Write the lines out exactly as they stand, from the one containing "Recreate this image" through the one containing "vs Mortgage Rates';", and only those. Omit pictures.

* START *

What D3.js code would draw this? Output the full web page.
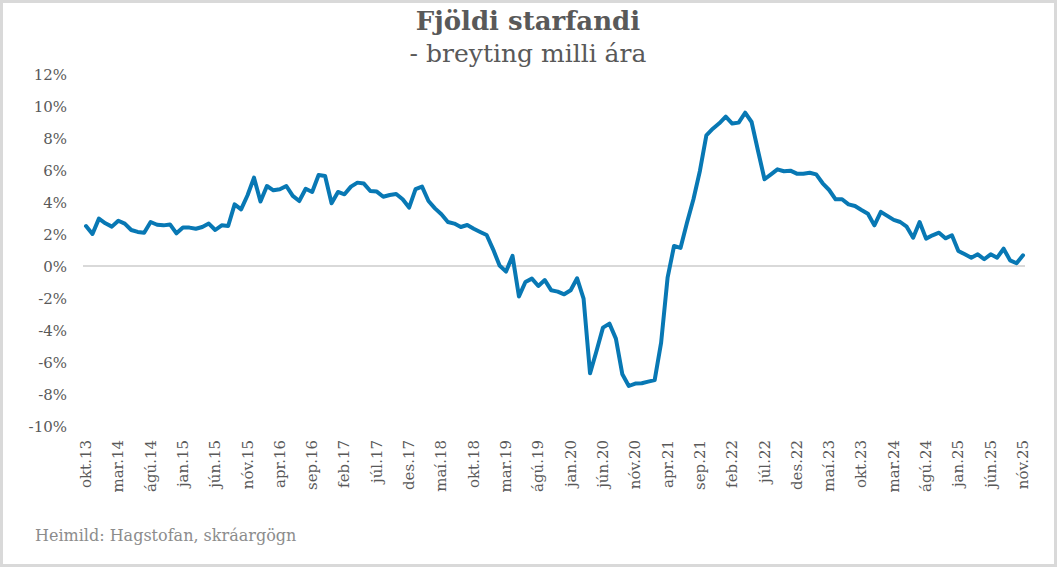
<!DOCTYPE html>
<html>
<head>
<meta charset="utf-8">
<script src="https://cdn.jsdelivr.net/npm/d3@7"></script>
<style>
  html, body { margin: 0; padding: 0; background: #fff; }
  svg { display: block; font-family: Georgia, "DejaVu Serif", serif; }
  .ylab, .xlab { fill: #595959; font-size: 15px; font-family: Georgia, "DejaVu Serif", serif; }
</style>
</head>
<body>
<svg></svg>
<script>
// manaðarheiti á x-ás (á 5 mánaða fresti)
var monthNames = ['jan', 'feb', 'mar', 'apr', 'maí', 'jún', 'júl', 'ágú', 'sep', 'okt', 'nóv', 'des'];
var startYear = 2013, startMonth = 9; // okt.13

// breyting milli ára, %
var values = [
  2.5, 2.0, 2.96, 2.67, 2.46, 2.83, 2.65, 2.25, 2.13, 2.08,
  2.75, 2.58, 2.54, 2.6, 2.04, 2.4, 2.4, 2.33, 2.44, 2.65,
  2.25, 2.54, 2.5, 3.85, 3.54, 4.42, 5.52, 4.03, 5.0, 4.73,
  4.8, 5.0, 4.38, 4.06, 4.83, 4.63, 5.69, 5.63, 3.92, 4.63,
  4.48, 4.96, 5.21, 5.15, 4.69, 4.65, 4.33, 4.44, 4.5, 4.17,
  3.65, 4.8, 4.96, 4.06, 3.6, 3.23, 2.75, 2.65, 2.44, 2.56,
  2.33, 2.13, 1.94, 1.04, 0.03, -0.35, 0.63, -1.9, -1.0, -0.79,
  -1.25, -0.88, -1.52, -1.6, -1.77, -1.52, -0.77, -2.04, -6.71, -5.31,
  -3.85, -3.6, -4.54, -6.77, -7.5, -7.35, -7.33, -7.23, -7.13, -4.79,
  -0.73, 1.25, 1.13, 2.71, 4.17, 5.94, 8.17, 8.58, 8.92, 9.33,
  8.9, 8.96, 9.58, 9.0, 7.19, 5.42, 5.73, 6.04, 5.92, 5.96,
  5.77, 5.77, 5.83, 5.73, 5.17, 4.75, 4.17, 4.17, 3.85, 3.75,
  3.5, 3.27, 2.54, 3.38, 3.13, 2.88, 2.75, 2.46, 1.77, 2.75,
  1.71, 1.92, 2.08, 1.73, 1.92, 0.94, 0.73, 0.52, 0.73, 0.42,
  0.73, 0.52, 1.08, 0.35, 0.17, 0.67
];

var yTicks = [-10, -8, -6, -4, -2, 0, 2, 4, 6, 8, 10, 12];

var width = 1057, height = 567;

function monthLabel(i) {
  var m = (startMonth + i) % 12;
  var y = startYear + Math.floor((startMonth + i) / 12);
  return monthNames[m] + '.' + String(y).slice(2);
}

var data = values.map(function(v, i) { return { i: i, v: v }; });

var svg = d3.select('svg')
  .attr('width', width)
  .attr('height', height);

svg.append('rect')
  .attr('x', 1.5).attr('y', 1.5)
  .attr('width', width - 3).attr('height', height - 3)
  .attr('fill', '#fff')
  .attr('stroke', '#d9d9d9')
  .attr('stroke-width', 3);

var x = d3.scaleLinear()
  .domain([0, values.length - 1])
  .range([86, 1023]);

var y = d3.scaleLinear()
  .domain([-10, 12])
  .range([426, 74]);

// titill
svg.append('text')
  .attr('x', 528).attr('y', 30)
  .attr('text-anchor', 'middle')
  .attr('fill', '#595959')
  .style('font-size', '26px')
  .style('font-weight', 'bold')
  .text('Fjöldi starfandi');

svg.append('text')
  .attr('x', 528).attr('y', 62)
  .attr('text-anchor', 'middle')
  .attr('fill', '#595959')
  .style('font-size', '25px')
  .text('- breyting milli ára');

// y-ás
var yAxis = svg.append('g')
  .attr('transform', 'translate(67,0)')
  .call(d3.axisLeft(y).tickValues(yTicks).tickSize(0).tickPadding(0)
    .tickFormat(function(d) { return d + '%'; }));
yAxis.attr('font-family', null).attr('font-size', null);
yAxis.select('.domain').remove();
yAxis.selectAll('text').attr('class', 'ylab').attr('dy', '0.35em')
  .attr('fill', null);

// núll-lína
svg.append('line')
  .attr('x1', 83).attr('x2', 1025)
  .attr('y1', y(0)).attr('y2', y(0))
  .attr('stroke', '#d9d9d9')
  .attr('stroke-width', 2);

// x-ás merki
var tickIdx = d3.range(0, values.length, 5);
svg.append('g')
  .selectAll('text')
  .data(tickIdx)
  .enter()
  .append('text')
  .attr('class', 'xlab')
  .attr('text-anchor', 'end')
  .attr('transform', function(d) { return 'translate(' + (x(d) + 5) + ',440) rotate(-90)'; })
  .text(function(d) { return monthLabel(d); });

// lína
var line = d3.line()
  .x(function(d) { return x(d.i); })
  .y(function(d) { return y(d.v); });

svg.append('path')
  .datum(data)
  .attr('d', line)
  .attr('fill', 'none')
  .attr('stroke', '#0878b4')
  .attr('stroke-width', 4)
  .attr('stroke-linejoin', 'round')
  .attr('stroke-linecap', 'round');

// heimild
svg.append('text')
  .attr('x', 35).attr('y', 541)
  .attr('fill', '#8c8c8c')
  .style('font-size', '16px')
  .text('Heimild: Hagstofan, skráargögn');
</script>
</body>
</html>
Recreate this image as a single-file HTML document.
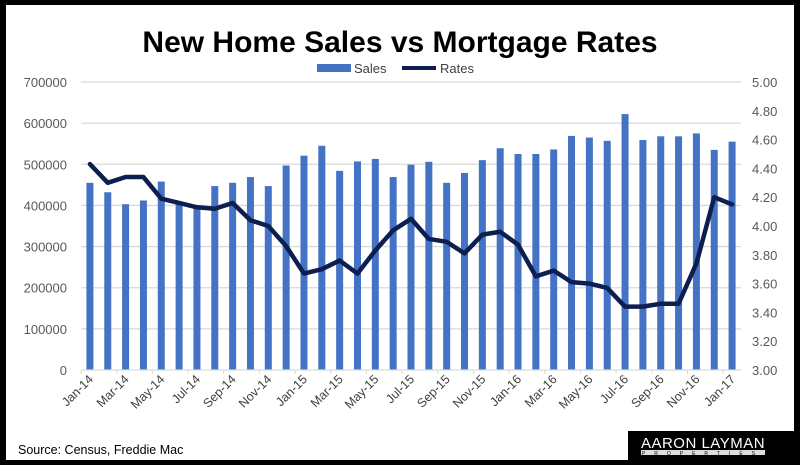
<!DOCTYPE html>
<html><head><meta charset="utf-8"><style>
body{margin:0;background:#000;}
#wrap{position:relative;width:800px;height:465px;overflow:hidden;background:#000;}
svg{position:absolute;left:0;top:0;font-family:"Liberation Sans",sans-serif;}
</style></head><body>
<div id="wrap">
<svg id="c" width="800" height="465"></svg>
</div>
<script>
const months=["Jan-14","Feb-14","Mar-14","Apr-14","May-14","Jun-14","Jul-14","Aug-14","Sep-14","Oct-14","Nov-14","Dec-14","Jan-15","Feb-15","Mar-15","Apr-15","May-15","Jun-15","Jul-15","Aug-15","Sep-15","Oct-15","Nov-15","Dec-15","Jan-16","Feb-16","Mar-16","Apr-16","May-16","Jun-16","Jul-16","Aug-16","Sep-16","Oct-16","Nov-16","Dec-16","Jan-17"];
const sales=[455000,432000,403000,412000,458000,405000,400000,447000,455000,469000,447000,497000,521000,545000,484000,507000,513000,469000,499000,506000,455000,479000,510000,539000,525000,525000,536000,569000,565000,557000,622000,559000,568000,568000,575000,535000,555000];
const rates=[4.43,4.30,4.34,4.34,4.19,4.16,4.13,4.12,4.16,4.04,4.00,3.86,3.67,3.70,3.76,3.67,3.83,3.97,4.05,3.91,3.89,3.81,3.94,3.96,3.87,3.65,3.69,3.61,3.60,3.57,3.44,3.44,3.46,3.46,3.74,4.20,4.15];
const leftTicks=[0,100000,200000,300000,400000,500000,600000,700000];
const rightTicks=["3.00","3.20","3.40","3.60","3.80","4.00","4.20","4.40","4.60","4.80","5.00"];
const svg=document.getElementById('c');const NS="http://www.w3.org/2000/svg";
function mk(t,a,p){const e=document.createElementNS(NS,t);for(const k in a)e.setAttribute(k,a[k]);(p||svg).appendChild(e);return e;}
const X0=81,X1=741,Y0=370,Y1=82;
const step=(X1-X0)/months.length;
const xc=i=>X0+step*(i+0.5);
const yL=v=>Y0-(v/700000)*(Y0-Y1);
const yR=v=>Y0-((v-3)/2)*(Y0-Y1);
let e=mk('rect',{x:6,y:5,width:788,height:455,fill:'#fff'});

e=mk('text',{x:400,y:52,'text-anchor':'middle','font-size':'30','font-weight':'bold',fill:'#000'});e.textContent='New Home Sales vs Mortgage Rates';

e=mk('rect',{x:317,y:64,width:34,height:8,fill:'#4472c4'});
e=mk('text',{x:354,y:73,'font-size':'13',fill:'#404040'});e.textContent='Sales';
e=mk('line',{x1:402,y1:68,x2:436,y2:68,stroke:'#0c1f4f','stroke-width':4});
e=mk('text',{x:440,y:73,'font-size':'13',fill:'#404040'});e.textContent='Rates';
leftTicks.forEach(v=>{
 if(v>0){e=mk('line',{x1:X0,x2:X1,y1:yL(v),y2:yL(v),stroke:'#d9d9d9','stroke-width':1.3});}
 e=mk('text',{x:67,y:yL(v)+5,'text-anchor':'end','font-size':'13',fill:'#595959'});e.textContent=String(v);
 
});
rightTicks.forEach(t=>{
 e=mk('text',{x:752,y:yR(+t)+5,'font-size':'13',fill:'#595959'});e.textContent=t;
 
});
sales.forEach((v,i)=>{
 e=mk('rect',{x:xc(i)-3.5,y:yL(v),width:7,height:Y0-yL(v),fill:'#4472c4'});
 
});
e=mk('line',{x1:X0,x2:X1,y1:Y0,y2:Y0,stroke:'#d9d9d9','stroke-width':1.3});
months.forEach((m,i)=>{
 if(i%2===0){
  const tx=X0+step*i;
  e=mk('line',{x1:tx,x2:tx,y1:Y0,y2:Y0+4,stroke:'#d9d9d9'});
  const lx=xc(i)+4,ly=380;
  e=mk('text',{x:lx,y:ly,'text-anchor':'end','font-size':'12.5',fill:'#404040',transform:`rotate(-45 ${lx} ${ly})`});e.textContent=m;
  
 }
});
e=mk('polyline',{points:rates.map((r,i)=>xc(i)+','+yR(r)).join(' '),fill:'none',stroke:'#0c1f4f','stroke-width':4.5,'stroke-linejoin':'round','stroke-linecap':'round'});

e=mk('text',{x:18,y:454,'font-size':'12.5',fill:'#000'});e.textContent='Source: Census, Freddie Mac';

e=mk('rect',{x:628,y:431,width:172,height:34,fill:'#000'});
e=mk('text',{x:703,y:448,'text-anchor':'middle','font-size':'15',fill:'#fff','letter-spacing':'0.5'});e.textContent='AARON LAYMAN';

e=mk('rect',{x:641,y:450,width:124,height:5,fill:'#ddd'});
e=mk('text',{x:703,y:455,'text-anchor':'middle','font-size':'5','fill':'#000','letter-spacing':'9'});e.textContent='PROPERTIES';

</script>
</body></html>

* END *

• _Solution below_
Recreate this image as a single-file HTML document.
<!DOCTYPE html>
<html><head><meta charset="utf-8"><style>
body{margin:0;background:#000;}
#wrap{position:relative;width:800px;height:465px;overflow:hidden;background:#000;}
svg{position:absolute;left:0;top:0;font-family:"Liberation Sans",sans-serif;}
</style></head><body>
<div id="wrap">
<svg id="c" width="800" height="465"></svg>
</div>
<script>
const months=["Jan-14","Feb-14","Mar-14","Apr-14","May-14","Jun-14","Jul-14","Aug-14","Sep-14","Oct-14","Nov-14","Dec-14","Jan-15","Feb-15","Mar-15","Apr-15","May-15","Jun-15","Jul-15","Aug-15","Sep-15","Oct-15","Nov-15","Dec-15","Jan-16","Feb-16","Mar-16","Apr-16","May-16","Jun-16","Jul-16","Aug-16","Sep-16","Oct-16","Nov-16","Dec-16","Jan-17"];
const sales=[455000,432000,403000,412000,458000,405000,400000,447000,455000,469000,447000,497000,521000,545000,484000,507000,513000,469000,499000,506000,455000,479000,510000,539000,525000,525000,536000,569000,565000,557000,622000,559000,568000,568000,575000,535000,555000];
const rates=[4.43,4.30,4.34,4.34,4.19,4.16,4.13,4.12,4.16,4.04,4.00,3.86,3.67,3.70,3.76,3.67,3.83,3.97,4.05,3.91,3.89,3.81,3.94,3.96,3.87,3.65,3.69,3.61,3.60,3.57,3.44,3.44,3.46,3.46,3.74,4.20,4.15];
const leftTicks=[0,100000,200000,300000,400000,500000,600000,700000];
const rightTicks=["3.00","3.20","3.40","3.60","3.80","4.00","4.20","4.40","4.60","4.80","5.00"];
const svg=document.getElementById('c');const NS="http://www.w3.org/2000/svg";
function mk(t,a,p){const e=document.createElementNS(NS,t);for(const k in a)e.setAttribute(k,a[k]);(p||svg).appendChild(e);return e;}
const X0=81,X1=741,Y0=370,Y1=82;
const step=(X1-X0)/months.length;
const xc=i=>X0+step*(i+0.5);
const yL=v=>Y0-(v/700000)*(Y0-Y1);
const yR=v=>Y0-((v-3)/2)*(Y0-Y1);
let e=mk('rect',{x:6,y:5,width:788,height:455,fill:'#fff'});

e=mk('text',{x:400,y:52,'text-anchor':'middle','font-size':'30','font-weight':'bold',fill:'#000'});e.textContent='New Home Sales vs Mortgage Rates';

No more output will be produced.